The New York Times has a point-counterpoint article debating who may be the best athlete ever. Who comes to mind?
If it is Michael Jordan, Roger Federer or Lance Armstrong, you are not correct. According to the NY Times, it just may be Tiger Woods. Yes, this obviously annoys me. Sigh…
The debate regarding the credibility of golf as a sport is the subject here. According to the argument that Tiger is the “man” for this title of Best Athlete, “Those that feel that golfers are not athletes are knuckelheads”.
Well call me a knuckelhead.
Yes, golf is a skill, an activity, even a sport. But athletic?
Where is the pain? Where are the grimaces? Where is the mano a mano? Sorry, I need suffering. I need to see someone digging deep, I need to see skilled combat where each athlete is performing at their maximum output.
Watching someone perform their sport in an argyle cashmere sweater pales in comparison to the Paris Roubaix finisher barely recognizable from all the dirt and sweat. Or, Scott Jurek at mile 75 of a 100 mile race, turning it on to drop his competition during his fifth straight Western States victory. As we sit and watch these endurance athletes operate from their cores, we marvel at the ability of a human to both perform as an athlete while at the same time dealing with tremendous suffering.

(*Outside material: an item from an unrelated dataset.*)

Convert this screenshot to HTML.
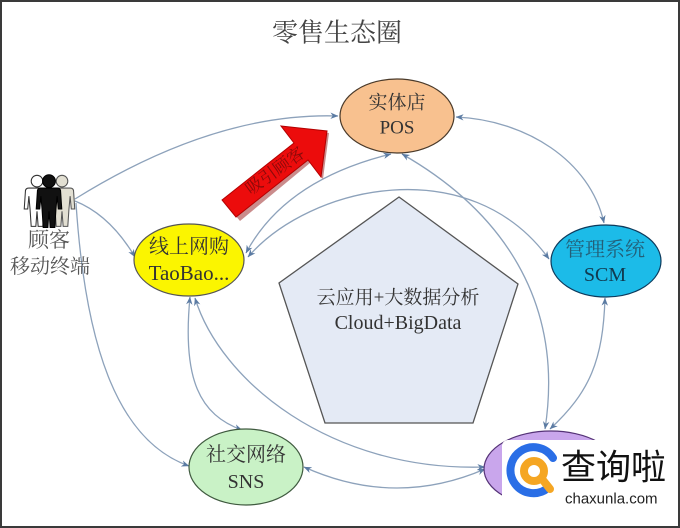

Burned into our memories are visions of the nordic ski racer collapsing on the finish line in exhaustion, or the marathon runner barely able to walk at the finish when moments before they were in full stride, or Lance Armstrong decidedly dropping his competition in the Pyrenees on day 18 of the Tour de France. We remember these iconic moments because they are something even more than sport, they are humans at their limit, not the golfer in his slacks smiling and strutting back to the clubhouse post PGA victory.